Die Kinder haben schulfrei. Auf Eseln oder mit klapprigen Autos fahren sie mit ihrem Vater zum nächsten Wochenmarkt. Die Stände sind aus altem Holz zusammengehauen, bunte Stofftücher schützen die Ware vor der Sonne. Es gibt Schuhe in verschiedenen Farben und Größen, frisches Obst, sorgsam gefertigten Schmuck, ausrangierte Fenster und jede Menge frisches Fleisch - blutige Schafsköpfe, -füße und Innereien.

Zahlreiche Menschen quetschen sich durch die Marktreihen, und mit ihnen schwer bepackte Esel und Motorroller. Der gesamte Markt verströmt einen seltsamen Duft, eine Mischung aus frischem Blut, Leder, Schweiß und Abgasen.

Auf dem Wochenmarkt können die Berber aber nicht nur ihre Besorgungen erledigen. Dort bekommen sie auch ihre Post und treffen Bekannte. Wer geheiratet hat, kann sich vom Notar eine Urkunde ausstellen lassen, für Unterhaltung sorgen Schlangenbeschwörer und Wahrsager.

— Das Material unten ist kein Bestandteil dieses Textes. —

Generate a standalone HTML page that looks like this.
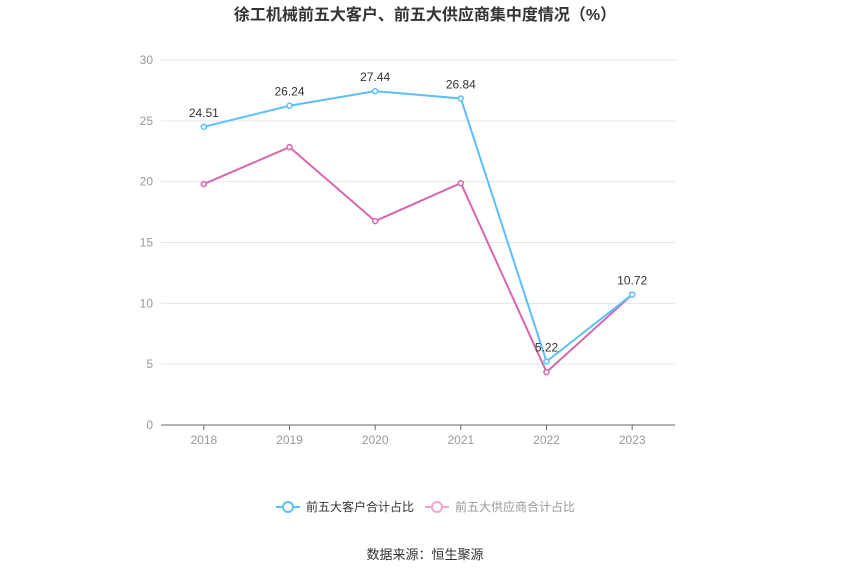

Mitten im Getümmel ist ein Zelt mit Teppichen ausgelegt. Dort ist es ganz ruhig. Einige Berber haben sich versammelt, um ihr Mittagsgebet zu sprechen. In der Stadt wurden am Marktplatz extra Moscheen dafür errichtet. Aber im Atlas-Gebirge ist eben alles ein bisschen anders.

Für Azarwal sind die Berge sein Zuhause - und er hat große Hoffnung, dass das auch so bleibt: "Schließlich gibt es hier im Atlas immer mehr Touristen", sagt er und lächelt.